I no longer have a chemical haze choking my mind and disrupting my reactions but, simply put, we don't trust each other any more. I don't know what this is, this cautious dialogue we have now, any more than I know if it can be sustained. Only time can tell whether this is where another story will begin, or whether we're playing pallbearer and gently carrying what we had to a proper and permanent end.
For now, for all that it's fragile and largely insubstantial, it simply is. If this is the end, it will be one more story to leave behind when I finally close the door on this city. I'll know how to write it because I've learned to be good with endings. It's figuring out how to begin and begin again I find difficult more often than not.

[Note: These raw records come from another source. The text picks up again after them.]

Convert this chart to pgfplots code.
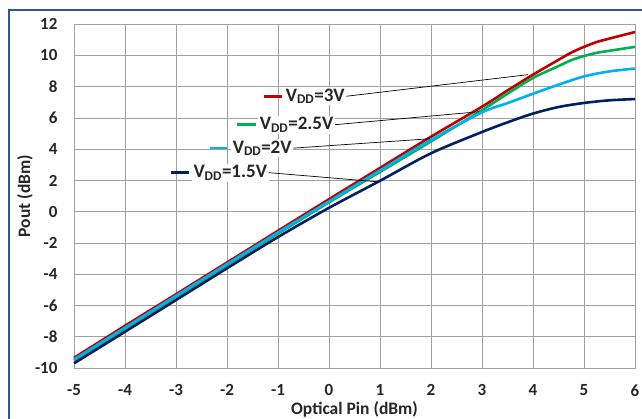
\documentclass[border=0pt]{standalone}
\usepackage{pgfplots}
\pgfplotsset{compat=1.18}
\usepackage{fontspec}
\setmainfont{Carlito}
\definecolor{cred}{RGB}{192,0,0}
\definecolor{cgreen}{RGB}{0,176,80}
\definecolor{ccyan}{RGB}{0,176,240}
\definecolor{cnavy}{RGB}{0,32,96}
\definecolor{frameblue}{RGB}{47,85,151}
\definecolor{gridgray}{RGB}{160,160,160}
\begin{document}
\begin{tikzpicture}
\useasboundingbox (0,0) rectangle (642pt,418pt);
\draw[frameblue, line width=2.6pt] (9pt,-5pt) -- (9pt,408pt) -- (650pt,408pt);
\begin{axis}[
  at={(74pt,50pt)}, anchor=south west,
  scale only axis, width=561pt, height=343.8pt,
  xmin=-5, xmax=6, ymin=-10, ymax=12,
  xtick={-5,...,6}, ytick={-10,-8,...,12},
  grid=major,
  grid style={gridgray, line width=0.8pt},
  axis line style={gridgray, line width=0.8pt},
  major tick length=0pt,
  /pgf/number format/assume math mode=true,
  tick label style={font=\fontsize{17}{19}\selectfont\bfseries, text=black!85},
  yticklabel style={xshift=-13pt},
  xticklabel style={yshift=-13pt},
  xlabel={Optical Pin (dBm)},
  ylabel={Pout (dBm)},
  label style={font=\fontsize{17.5}{19}\selectfont\bfseries, text=black!85},
  xlabel style={at={(axis description cs:0.5,-0.1193)}, anchor=center},
  ylabel style={at={(axis description cs:-0.0873,0.5)}, anchor=center},
  clip=false,
]
\addplot[cred, line width=2.6pt, smooth] coordinates {
(-5,-9.35) (-4,-7.3) (-3,-5.28) (-2,-3.25) (-1,-1.22) (0,0.8) (1,2.8) (2,4.8) (3,6.72) (3.5,7.76) (4,8.77) (4.5,9.72) (4.75,10.18) (5,10.55) (5.25,10.86) (5.5,11.08) (6,11.5)};
\addplot[cgreen, line width=2.6pt, smooth] coordinates {
(-5,-9.52) (-4,-7.48) (-3,-5.45) (-2,-3.42) (-1,-1.4) (0,0.6) (1,2.55) (2,4.5) (3,6.5) (3.5,7.55) (4,8.56) (4.5,9.32) (4.75,9.7) (5,9.96) (5.25,10.17) (5.5,10.3) (6,10.55)};
\addplot[ccyan, line width=2.6pt, smooth] coordinates {
(-5,-9.45) (-4,-7.42) (-3,-5.38) (-2,-3.35) (-1,-1.33) (0,0.66) (1,2.64) (2,4.6) (3,6.36) (3.5,6.95) (4,7.55) (4.5,8.13) (5,8.66) (5.5,8.98) (6,9.16)};
\addplot[cnavy, line width=2.6pt, smooth] coordinates {
(-5,-9.7) (-4,-7.68) (-3,-5.65) (-2,-3.62) (-1,-1.62) (0,0.25) (1,1.98) (2,3.74) (3,5.1) (3.5,5.72) (4,6.28) (4.5,6.7) (5,6.96) (5.5,7.13) (6,7.21)};
% annotations
\tikzset{lab/.style={anchor=west, fill=white, inner sep=1.5pt, font=\fontsize{19}{21}\selectfont\bfseries, text=black!85}}
\node[lab] (t1) at (axis cs:-0.88,7.39) {V\textsubscript{DD}=3V};
\node[lab] (t2) at (axis cs:-1.39,5.57) {V\textsubscript{DD}=2.5V};
\node[lab] (t3) at (axis cs:-1.92,4.07) {V\textsubscript{DD}=2V};
\node[lab] (t4) at (axis cs:-2.69,2.50) {V\textsubscript{DD}=1.5V};
\draw[black, line width=0.7pt] (t1.east) -- (axis cs:3.90,8.77);
\draw[black, line width=0.7pt] (t2.east) -- (axis cs:2.94,6.40);
\draw[black, line width=0.7pt] (t3.east) -- (axis cs:1.98,4.67);
\draw[black, line width=0.7pt] (t4.east) -- (axis cs:0.94,1.92);
\draw[cred, line width=2.6pt] (axis cs:-1.275,7.39) -- (axis cs:-0.92,7.39);
\draw[cgreen, line width=2.6pt] (axis cs:-1.80,5.57) -- (axis cs:-1.43,5.57);
\draw[ccyan, line width=2.6pt] (axis cs:-2.33,4.07) -- (axis cs:-2.0,4.07);
\draw[cnavy, line width=2.6pt] (axis cs:-3.10,2.50) -- (axis cs:-2.745,2.50);
\end{axis}
\end{tikzpicture}
\end{document}
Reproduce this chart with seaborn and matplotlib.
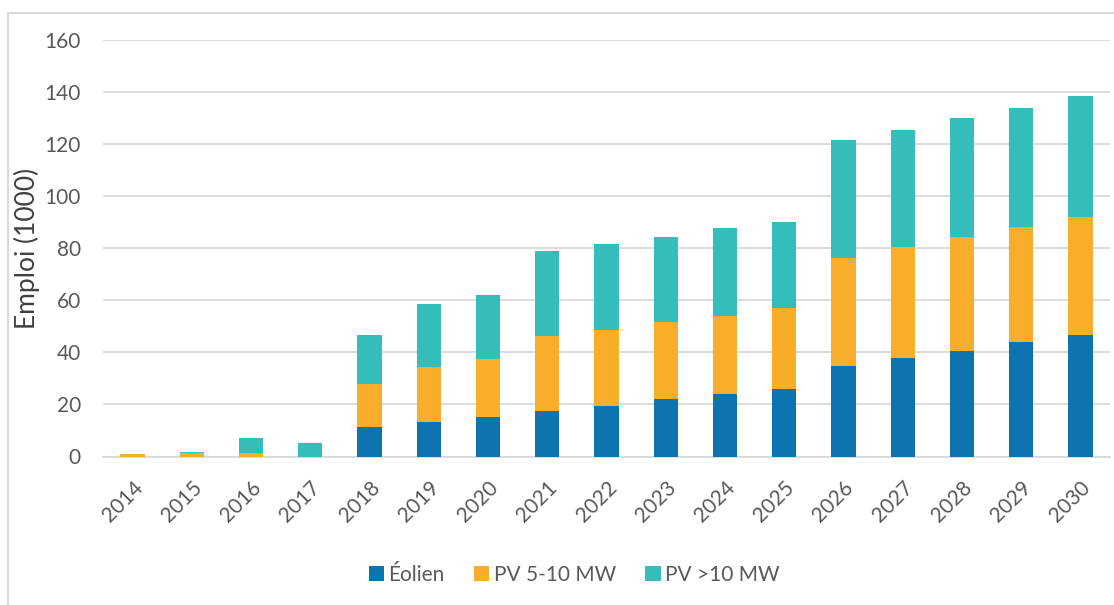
import numpy as np
import pandas as pd
import matplotlib
matplotlib.use("Agg")
import matplotlib.pyplot as plt
from matplotlib.patches import Patch, Rectangle
import seaborn as sns

years = [str(y) for y in range(2014, 2031)]
eolien = [0, 0, 0, 0, 11.2, 13.2, 15.1, 17.5, 19.5, 22.0, 23.9, 26.0, 34.8, 37.8, 40.7, 43.8, 46.6]
pv_5_10 = [0.8, 1.2, 1.3, 0, 16.7, 21.2, 22.3, 28.6, 29.2, 29.6, 30.1, 31.0, 41.4, 42.5, 43.5, 44.3, 45.5]
pv_10 = [0, 0.5, 5.7, 5.1, 18.7, 24.1, 24.6, 32.7, 32.9, 32.9, 33.6, 33.1, 45.4, 45.2, 45.9, 45.8, 46.3]
series_names = ["Éolien", "PV 5-10 MW", "PV >10 MW"]
colors = ["#0E74AF", "#F8AE2A", "#34BDBB"]
yticks = [0, 20, 40, 60, 80, 100, 120, 140, 160]

sns.set_theme(style="white")
plt.rcParams["font.family"] = ["Lato", "DejaVu Sans"]

df = pd.DataFrame({"year": years, "e": eolien, "p1": pv_5_10, "p2": pv_10})
df["c1"] = df["e"]
df["c2"] = df["e"] + df["p1"]
df["c3"] = df["c2"] + df["p2"]

fig = plt.figure(figsize=(11.14, 6.05), dpi=100)
ax = fig.add_axes([103 / 1114, 1 - 456.5 / 605, (1110 - 103) / 1114, (456.5 - 40) / 605])

for col, c in zip(["c3", "c2", "c1"], colors[::-1]):
    sns.barplot(data=df, x="year", y=col, color=c, width=0.41, ax=ax,
                saturation=1, linewidth=0, zorder=3)

ax.set_xlim(-0.5, len(years) - 0.5)
ax.set_ylim(0, 160)
ax.set_yticks(yticks)
ax.set_yticklabels([str(v) for v in yticks])
ax.yaxis.grid(True, color="#d9d9d9", linewidth=1.3, zorder=0)
ax.set_axisbelow(True)
for s in ["top", "right", "left"]:
    ax.spines[s].set_visible(False)
ax.spines["bottom"].set_color("#d9d9d9")
ax.spines["bottom"].set_linewidth(1.3)
ax.tick_params(axis="both", length=0, labelsize=15, colors="#595959")
ax.tick_params(axis="y", pad=16)
ax.tick_params(axis="x", pad=15)
for lbl in ax.get_xticklabels():
    lbl.set_rotation(45)
    lbl.set_ha("right")
    lbl.set_rotation_mode("anchor")
ax.set_xlabel("")
ax.set_ylabel("Emploi (1000)", fontsize=19, color="#404040")
ax.yaxis.set_label_coords(-63 / 1007, 0.5)

handles = [Patch(facecolor=c, edgecolor="none", label=n) for c, n in zip(colors, series_names)]
fig.legend(handles=handles, loc="center", bbox_to_anchor=(574 / 1114, 1 - 575 / 605),
           ncol=3, frameon=False, fontsize=15, handlelength=0.75, handleheight=0.75,
           handletextpad=0.2, columnspacing=1.4, labelcolor="#595959")

fig.patches.append(Rectangle((8 / 1114, -0.01), 1.2, 1 - 13 / 605 + 0.01, transform=fig.transFigure,
                             fill=False, edgecolor="#d9d9d9", linewidth=1.5))

fig.savefig("out.png", dpi=100)
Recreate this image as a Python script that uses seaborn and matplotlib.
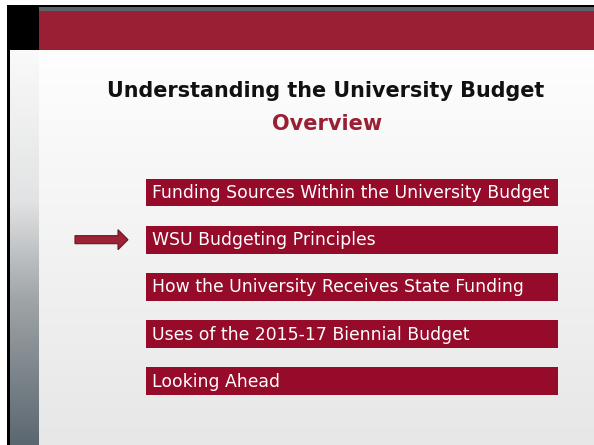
import numpy as np
import pandas as pd
import seaborn as sns
import matplotlib
matplotlib.use("Agg")
import matplotlib.pyplot as plt
import matplotlib.patches as mpatches
from matplotlib.colors import LinearSegmentedColormap

# ---- content ----
title_text = "Understanding the University Budget"
subtitle_text = "Overview"
items = [
    "Funding Sources Within the University Budget",
    "WSU Budgeting Principles",
    "How the University Receives State Funding",
    "Uses of the 2015-17 Biennial Budget",
    "Looking Ahead",
]
item_lengths = [1, 1, 1, 1, 1]
current_item = 1  # arrow points at this agenda item

RED_BAND = "#9a1f34"
BAR_RED = "#960a2a"
ARROW_RED = "#9b2335"
TITLE_RED = "#9a1f34"

sns.set_theme(style="white")
plt.rcParams["font.family"] = ["DejaVu Sans"]

W, H = 594, 445
fig = plt.figure(figsize=(W / 100, H / 100), dpi=100)
fig.patch.set_facecolor("white")

# background axes in pixel coordinates
bg = fig.add_axes([0, 0, 1, 1])
bg.set_xlim(0, W)
bg.set_ylim(H, 0)
bg.axis("off")

# main slide gradient
main_cmap = LinearSegmentedColormap.from_list("main", ["#fefefe", "#e7e7e7"])
grad = np.linspace(0, 1, 256).reshape(-1, 1)
bg.imshow(grad, cmap=main_cmap, extent=[39, W, H, 50], aspect="auto", zorder=0)

# left gradient column
left_cmap = LinearSegmentedColormap.from_list(
    "left", [(0.0, "#fafafa"), (0.38, "#e2e3e4"), (0.63, "#a0a5a8"), (1.0, "#5b6770")])
bg.imshow(grad, cmap=left_cmap, extent=[10, 39, H, 50], aspect="auto", zorder=0)

# top border lines and band
bg.add_patch(mpatches.Rectangle((7, 5), W - 7, 2.2, fc="black", ec="none", zorder=1))
bg.add_patch(mpatches.Rectangle((10, 7.2), W - 10, 3.8, fc="#5a6268", ec="none", zorder=1))
bg.add_patch(mpatches.Rectangle((39, 11), W - 39, 39, fc=RED_BAND, ec="none", zorder=1))
bg.add_patch(mpatches.Rectangle((7, 5), 32, 45, fc="black", ec="none", zorder=2))
bg.add_patch(mpatches.Rectangle((7, 5), 3, H - 5, fc="black", ec="none", zorder=2))

# titles
bg.text(325.5, 97.3, title_text, ha="center", va="baseline", fontsize=14.95,
        fontweight="bold", color="#111111", zorder=3)
bg.text(327.5, 130.5, subtitle_text, ha="center", va="baseline", fontsize=15.0,
        fontweight="bold", color=TITLE_RED, zorder=3)

# agenda bars via seaborn
df = pd.DataFrame({"item": items, "length": item_lengths})
top_c, spacing = 192.5, 47.19
y_top = top_c - spacing / 2
y_bot = top_c + 4 * spacing + spacing / 2
x_left, x_right = 146, 558
ax = fig.add_axes([x_left / W, 1 - y_bot / H, (x_right - x_left) / W, (y_bot - y_top) / H])
ax.patch.set_alpha(0)
sns.barplot(data=df, x="length", y="item", orient="h", color=BAR_RED,
            saturation=1, width=0.587, linewidth=0, ax=ax)
ax.set_xlim(0, 1)
ax.set_ylim(4.5, -0.5)
ax.axis("off")

for i, label in enumerate(df["item"]):
    ax.annotate(label, xy=(0, i), xytext=(6, -5.5), textcoords="offset pixels",
                ha="left", va="baseline", color="white", fontsize=12.45)

# arrow pointing to the current item
disp = ax.transData.transform((0, current_item))
yc = bg.transData.inverted().transform(disp)[1]
bg.add_patch(mpatches.FancyArrow(75, yc, 53, 0, width=8, head_width=20, head_length=10,
                                 length_includes_head=True, fc=ARROW_RED, ec="#6b1222",
                                 lw=0.8, zorder=3))

fig.savefig("out.png", dpi=100)
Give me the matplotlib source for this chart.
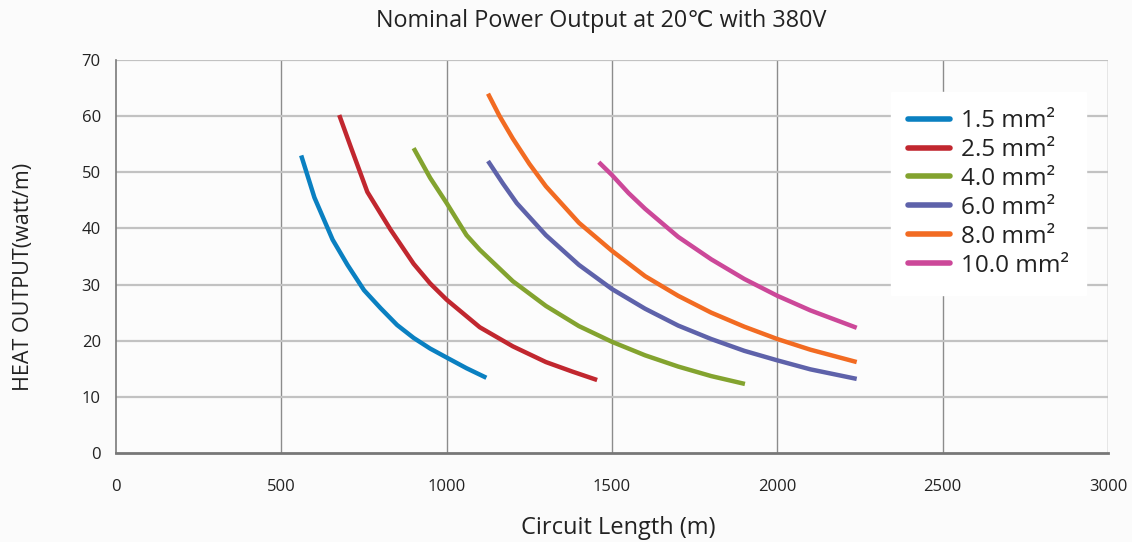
import matplotlib
matplotlib.use("Agg")
import matplotlib.pyplot as plt

plt.rcParams["font.family"] = ["Open Sans", "DejaVu Sans"]

# values (circuit length in m, heat output in W/m)
len_15 = [560, 600, 655, 700, 750, 800, 850, 900, 950, 1000, 1060, 1120]
out_15 = [53.0, 45.5, 38.0, 33.5, 29.0, 25.8, 22.8, 20.5, 18.6, 17.0, 15.1, 13.4]
len_25 = [675, 710, 760, 830, 900, 950, 1000, 1100, 1200, 1300, 1380, 1455]
out_25 = [60.2, 54.5, 46.5, 39.8, 33.7, 30.2, 27.3, 22.4, 19.0, 16.2, 14.5, 13.0]
len_40 = [900, 950, 1000, 1060, 1100, 1200, 1300, 1400, 1500, 1600, 1700, 1800, 1902]
out_40 = [54.3, 49.0, 44.5, 38.8, 36.2, 30.6, 26.2, 22.6, 19.8, 17.4, 15.4, 13.7, 12.3]
len_60 = [1125, 1170, 1212, 1300, 1400, 1500, 1600, 1700, 1800, 1900, 2000, 2100, 2240]
out_60 = [52.0, 48.0, 44.5, 38.8, 33.5, 29.2, 25.7, 22.7, 20.3, 18.2, 16.5, 14.9, 13.2]
len_80 = [1125, 1160, 1200, 1250, 1300, 1400, 1500, 1600, 1700, 1800, 1900, 2000, 2100, 2240]
out_80 = [64.0, 60.0, 56.0, 51.5, 47.5, 41.0, 36.0, 31.5, 28.0, 25.0, 22.5, 20.3, 18.4, 16.2]
len_100 = [1460, 1500, 1550, 1600, 1700, 1800, 1900, 2000, 2100, 2240]
out_100 = [51.8, 49.5, 46.3, 43.5, 38.5, 34.5, 31.0, 28.0, 25.4, 22.3]

labels = ["1.5 mm²", "2.5 mm²", "4.0 mm²", "6.0 mm²", "8.0 mm²", "10.0 mm²"]
colors = ["#0a80c1", "#c1272f", "#83a32f", "#5e62aa", "#f26b22", "#cc4899"]
series = [(len_15, out_15), (len_25, out_25), (len_40, out_40),
          (len_60, out_60), (len_80, out_80), (len_100, out_100)]

fig = plt.figure(figsize=(11.32, 5.42), dpi=100, facecolor="#fbfbfb")
ax = fig.add_axes([0.1025, 0.1642, 0.8763, 0.7251])
ax.set_facecolor("#fcfcfc")

for (xs, ys), lab, c in zip(series, labels, colors):
    ax.plot(xs, ys, color=c, lw=3.2, label=lab, solid_capstyle="butt")

ax.set_xlim(0, 3000)
ax.set_ylim(0, 70)
ax.set_xticks(range(0, 3001, 500))
ax.set_yticks(range(0, 71, 10))
ax.tick_params(length=0, labelsize=12, colors="#222222")
ax.tick_params(axis="x", pad=19)
ax.tick_params(axis="y", pad=11)

for v in range(500, 3001, 500):
    ax.axvline(v, color="#8c8c8c", lw=1.0, zorder=0)
for v in range(10, 71, 10):
    ax.axhline(v, color="#c2c2c2", lw=1.6, zorder=0)

for s in ["top", "right"]:
    ax.spines[s].set_visible(False)
ax.spines["left"].set_color("#7a7a7a")
ax.spines["left"].set_linewidth(1.2)
ax.spines["bottom"].set_color("#777777")
ax.spines["bottom"].set_linewidth(2.0)

ax.set_xlabel("Circuit Length (m)", fontsize=17, color="#222222")
ax.set_ylabel("HEAT OUTPUT(watt/m)", fontsize=15.5, color="#222222")
ax.xaxis.set_label_coords(0.506, -0.16)
ax.yaxis.set_label_coords(-0.083, 0.448)
fig.text(0.531, 0.962, "Nominal Power Output at 20\u2103 with 380V",
         ha="center", va="center", fontsize=16.8, color="#222222")

leg = ax.legend(loc="upper left", bbox_to_anchor=(0.781, 0.918), fontsize=17.5,
                frameon=True, fancybox=False, handlelength=1.75, handletextpad=0.45,
                labelspacing=0.2, borderpad=0.7, borderaxespad=0)
leg.get_frame().set_facecolor("white")
leg.get_frame().set_edgecolor("white")
leg.get_frame().set_alpha(1)
for h in leg.get_lines():
    h.set_linewidth(4)
    h.set_solid_capstyle("round")
for t in leg.get_texts():
    t.set_color("#222222")

fig.savefig("out.png", dpi=100, facecolor=fig.get_facecolor())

Still, there's something to be said for knowing when to walk away without looking back, when to close a door, and when a story has come to its end.
I have been job-hunting in both my present location as well as the other places I'm considering. The local job is one I consider disposable. A means to the end of my time here so I can slide off into a new city, a new life. The job hunt has not been easy or quick or remotely kind. That's a first for me. I've never struggled before the way I have here.
Then again, there's a lot I've done and endured out here that I'd never experienced.
I really wasn't certain I'd find a job that would suffice before I had to just leave, ready or not. The timing is too close for my comfort. Still, a job that will suffice has come through so I'll be staying -- marking time and making myself invisible -- until my savings account has recovered enough to see me through the next move. If I live lean for the next few months, I might be able to leave by the end of next winter. A year's time.
That seems like forever now. I might have to go by summer's end. I don't know how to be out here for another year without coming to harm or, perhaps more likely, succumbing to desperation.
I suppose we'll see what I can accomplish. It's a disposable job, true, but mine has been a disposable life for so long now. I just need a few months to hold still and breathe. If those months turn into a year, so be it.
When I leave, as I've done before, I'm not looking back. I've already started to ease out of the parts of my life lived too publicly. I've changed my appearance: different hair, different body shape, different gait. I've even been brushing up on what has to be done to get a new identity legally. That's how far I want to go to ground with this next move. Unfortunately, I doubt I'll be able to because of a handful of obligations. Those obligations won't last, though.
Nothing does. That's the only true beauty in my disposable life.
I'm marking time, one journey finished but the next not yet begun. I've packed up most of the stories and memories and set them aside. Unlike my last move, I plan to travel light.
Unlike my last move, I plan to travel alone.
I keep records differently when I'm at a computer and when I'm in front of paper. There's a distance and an anonymity, even from myself, when I'm at the computer. My handwriting gives me away too easily: all the smudges, the tangled letters, even the occasional rips or tears or blotted tea stains. My mood is evident. Too evident, in fact. My emotions show through with every pen stroke.
Not so here, which is why I'm starting this blog. It will hopefully track when I finally start the next journey, the waiting time left behind with the stories and memories I won't be taking. I don't need all the emotions to bleed through while I wait, though. I just need a place to make my plans and, eventually, note where I wind up next and what it takes to get there.